Exercise brief: Write each line of the material exactly as given, from the top through the line that contains "const CAT_PCT = 0.8;", and omit all pictures.

Material:

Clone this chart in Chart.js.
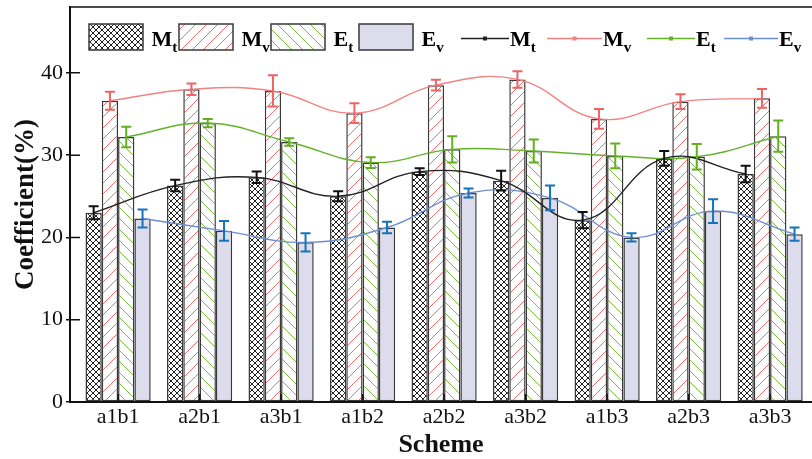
<!DOCTYPE html>
<html>
<head>
<meta charset="utf-8">
<title>Coefficient by scheme</title>
<script src="https://cdn.jsdelivr.net/npm/chart.js@4.4.1/dist/chart.umd.min.js"></script>
<style>
  html, body { margin: 0; padding: 0; background: #fff; overflow: hidden; }
  #chart { display: block; }
</style>
</head>
<body>
<canvas id="chart" width="812" height="459"></canvas>
<script>
// values
const schemes = ['a1b1', 'a2b1', 'a3b1', 'a1b2', 'a2b2', 'a3b2', 'a1b3', 'a2b3', 'a3b3'];
const mtValues = [23.0, 26.3, 27.3, 25.0, 28.0, 26.9, 22.1, 29.6, 27.7];
const mvValues = [36.6, 38.0, 37.8, 35.1, 38.5, 39.2, 34.4, 36.5, 36.9];
const etValues = [32.2, 33.9, 31.6, 29.1, 30.7, 30.5, 29.9, 29.8, 32.3];
const evValues = [22.3, 20.8, 19.4, 21.2, 25.4, 24.8, 20.0, 23.2, 20.4];
const mtErrors = [0.8, 0.7, 0.7, 0.6, 0.4, 1.2, 1.0, 0.9, 1.0];
const mvErrors = [1.1, 0.7, 1.9, 1.2, 0.65, 1.0, 1.2, 0.9, 1.15];
const etErrors = [1.25, 0.5, 0.45, 0.65, 1.6, 1.4, 1.5, 1.55, 1.9];
const evErrors = [1.1, 1.2, 1.1, 0.7, 0.55, 1.5, 0.5, 1.45, 0.8];
const yTicks = [0, 10, 20, 30, 40];

const SERIF = '"Liberation Serif", "Times New Roman", serif';
const CAT_PCT = 0.8;

function makePattern(kind, color) {
  const c = document.createElement('canvas');
  const s = kind === 'cross' ? 6 : 11;
  c.width = s; c.height = s;
  const g = c.getContext('2d');
  g.fillStyle = '#fff';
  g.fillRect(0, 0, s, s);
  g.strokeStyle = color;
  g.lineWidth = 1;
  g.beginPath();
  if (kind === 'cross' || kind === 'fwd') {
    g.moveTo(-1, s + 1); g.lineTo(s + 1, -1);
  }
  if (kind === 'cross' || kind === 'back') {
    g.moveTo(-1, -1); g.lineTo(s + 1, s + 1);
  }
  g.stroke();
  return g.createPattern(c, 'repeat');
}

const series = [
  { base: 'M', sub: 't', values: mtValues, errors: mtErrors,
    fill: makePattern('cross', '#222'), line: '#222', err: '#111' },
  { base: 'M', sub: 'v', values: mvValues, errors: mvErrors,
    fill: makePattern('fwd', 'rgb(240,110,110)'), line: 'rgb(242,130,130)', err: 'rgb(236,100,100)' },
  { base: 'E', sub: 't', values: etValues, errors: etErrors,
    fill: makePattern('back', 'rgb(120,190,60)'), line: 'rgb(100,178,40)', err: 'rgb(100,175,30)' },
  { base: 'E', sub: 'v', values: evValues, errors: evErrors,
    fill: '#dcdcec', line: 'rgb(110,142,212)', err: 'rgb(20,115,185)' }
];

// bar centre offset inside a group, in category units
const barOffset = k => (k - (series.length - 1) / 2) * CAT_PCT / series.length;

const barSets = series.map(s => ({
  type: 'bar',
  label: s.base + s.sub,
  data: s.values.map((v, i) => ({ x: i, y: v })),
  backgroundColor: s.fill,
  borderColor: '#3a3a3a',
  borderWidth: 1.5,
  borderSkipped: false,
  categoryPercentage: CAT_PCT,
  barPercentage: 1,
  order: 2
}));

const lineSets = series.map((s, k) => ({
  type: 'line',
  label: s.base + s.sub + ' line',
  data: s.values.map((v, i) => ({ x: i + barOffset(k), y: v })),
  borderColor: s.line,
  borderWidth: 1.4,
  tension: 0.42,
  pointRadius: 0,
  fill: false,
  order: 1
}));

const extras = {
  id: 'extras',
  afterDatasetsDraw(chart) {
    const ctx = chart.ctx;
    const yS = chart.scales.y;
    const xS = chart.scales.x;
    const area = chart.chartArea;
    ctx.save();
    // error bars
    series.forEach((s, k) => {
      const meta = chart.getDatasetMeta(lineSets.length + k);
      ctx.strokeStyle = s.err;
      ctx.lineWidth = 2;
      meta.data.forEach((bar, i) => {
        const hi = yS.getPixelForValue(s.values[i] + s.errors[i]);
        const lo = yS.getPixelForValue(s.values[i] - s.errors[i]);
        ctx.beginPath();
        ctx.moveTo(bar.x, hi); ctx.lineTo(bar.x, lo);
        ctx.moveTo(bar.x - 5, hi); ctx.lineTo(bar.x + 5, hi);
        ctx.moveTo(bar.x - 5, lo); ctx.lineTo(bar.x + 5, lo);
        ctx.stroke();
      });
    });
    // frame top line and inner ticks
    ctx.strokeStyle = '#111';
    ctx.lineWidth = 1.5;
    ctx.beginPath();
    ctx.moveTo(area.left, area.top); ctx.lineTo(chart.width, area.top);
    yTicks.forEach(t => {
      const y = yS.getPixelForValue(t);
      ctx.moveTo(area.left, y); ctx.lineTo(area.left + 10, y);
    });
    schemes.forEach((c, i) => {
      const x = xS.getPixelForValue(i);
      ctx.moveTo(x, area.bottom); ctx.lineTo(x, area.bottom - 8);
    });
    ctx.stroke();
    ctx.restore();
  },
  afterDraw(chart) {
    const ctx = chart.ctx;
    const boxX = [89, 179, 271, 359];
    const lineX = [461, 547, 647, 724];
    const lineEnd = [509, 602, 695, 778];
    const drawName = (s, x) => {
      ctx.fillStyle = '#000';
      ctx.textBaseline = 'alphabetic';
      ctx.textAlign = 'left';
      ctx.font = 'bold 22px ' + SERIF;
      ctx.fillText(s.base, x, 45.5);
      const w = ctx.measureText(s.base).width;
      ctx.font = 'bold 15px ' + SERIF;
      ctx.fillText(s.sub, x + w, 51.5);
    };
    ctx.save();
    series.forEach((s, k) => {
      ctx.fillStyle = s.fill;
      ctx.fillRect(boxX[k], 24, 54, 26);
      ctx.strokeStyle = '#3a3a3a';
      ctx.lineWidth = 1.5;
      ctx.strokeRect(boxX[k], 24, 54, 26);
      drawName(s, boxX[k] + 62.5);

      ctx.strokeStyle = s.line;
      ctx.lineWidth = 1.5;
      ctx.beginPath();
      ctx.moveTo(lineX[k], 38.5); ctx.lineTo(lineEnd[k], 38.5);
      ctx.stroke();
      ctx.fillStyle = s.line;
      const mid = (lineX[k] + lineEnd[k]) / 2;
      ctx.fillRect(mid - 2, 36.5, 4, 4);
      drawName(s, lineEnd[k] + 1);
    });
    ctx.restore();
  }
};

new Chart(document.getElementById('chart'), {
  data: { datasets: [...lineSets, ...barSets] },
  options: {
    responsive: false,
    animation: false,
    layout: { padding: { top: 7, right: 0, left: 0, bottom: 0 } },
    plugins: { legend: { display: false }, tooltip: { enabled: false } },
    scales: {
      x: {
        type: 'linear',
        offset: false,
        min: -0.59,
        max: 8.514,
        afterFit: s => { s.height = 57; s.paddingLeft = 0; s.paddingRight = 0; },
        afterBuildTicks: s => { s.ticks = schemes.map((c, i) => ({ value: i })); },
        ticks: {
          includeBounds: false,
          autoSkip: false,
          maxRotation: 0,
          padding: 2,
          color: '#111',
          font: { family: SERIF, size: 22 },
          callback: v => schemes[v]
        },
        grid: { display: false, drawTicks: false, offset: false },
        border: { display: true, color: '#111', width: 2 },
        title: {
          display: true,
          text: 'Scheme',
          color: '#111',
          font: { family: SERIF, size: 26, weight: 'bold', lineHeight: 1 },
          padding: { top: 1, bottom: 1 }
        }
      },
      y: {
        min: 0,
        max: 48,
        afterFit: s => { s.width = 70; s.paddingTop = 0; s.paddingBottom = 0; },
        afterBuildTicks: s => { s.ticks = yTicks.map(v => ({ value: v })); },
        ticks: {
          padding: 3,
          color: '#111',
          font: { family: SERIF, size: 22 }
        },
        grid: { drawOnChartArea: false, drawTicks: true, tickLength: 4, color: '#111', lineWidth: 1.5 },
        border: { display: true, color: '#111', width: 2 },
        title: {
          display: true,
          text: 'Coefficient(%)',
          color: '#111',
          font: { family: SERIF, size: 27, weight: 'bold', lineHeight: 1 },
          padding: { top: 13, bottom: 13 }
        }
      }
    }
  },
  plugins: [extras]
});
</script>
</body>
</html>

Response below:
Clone this chart in Chart.js.
<!DOCTYPE html>
<html>
<head>
<meta charset="utf-8">
<title>Coefficient by scheme</title>
<script src="https://cdn.jsdelivr.net/npm/chart.js@4.4.1/dist/chart.umd.min.js"></script>
<style>
  html, body { margin: 0; padding: 0; background: #fff; overflow: hidden; }
  #chart { display: block; }
</style>
</head>
<body>
<canvas id="chart" width="812" height="459"></canvas>
<script>
// values
const schemes = ['a1b1', 'a2b1', 'a3b1', 'a1b2', 'a2b2', 'a3b2', 'a1b3', 'a2b3', 'a3b3'];
const mtValues = [23.0, 26.3, 27.3, 25.0, 28.0, 26.9, 22.1, 29.6, 27.7];
const mvValues = [36.6, 38.0, 37.8, 35.1, 38.5, 39.2, 34.4, 36.5, 36.9];
const etValues = [32.2, 33.9, 31.6, 29.1, 30.7, 30.5, 29.9, 29.8, 32.3];
const evValues = [22.3, 20.8, 19.4, 21.2, 25.4, 24.8, 20.0, 23.2, 20.4];
const mtErrors = [0.8, 0.7, 0.7, 0.6, 0.4, 1.2, 1.0, 0.9, 1.0];
const mvErrors = [1.1, 0.7, 1.9, 1.2, 0.65, 1.0, 1.2, 0.9, 1.15];
const etErrors = [1.25, 0.5, 0.45, 0.65, 1.6, 1.4, 1.5, 1.55, 1.9];
const evErrors = [1.1, 1.2, 1.1, 0.7, 0.55, 1.5, 0.5, 1.45, 0.8];
const yTicks = [0, 10, 20, 30, 40];

const SERIF = '"Liberation Serif", "Times New Roman", serif';
const CAT_PCT = 0.8;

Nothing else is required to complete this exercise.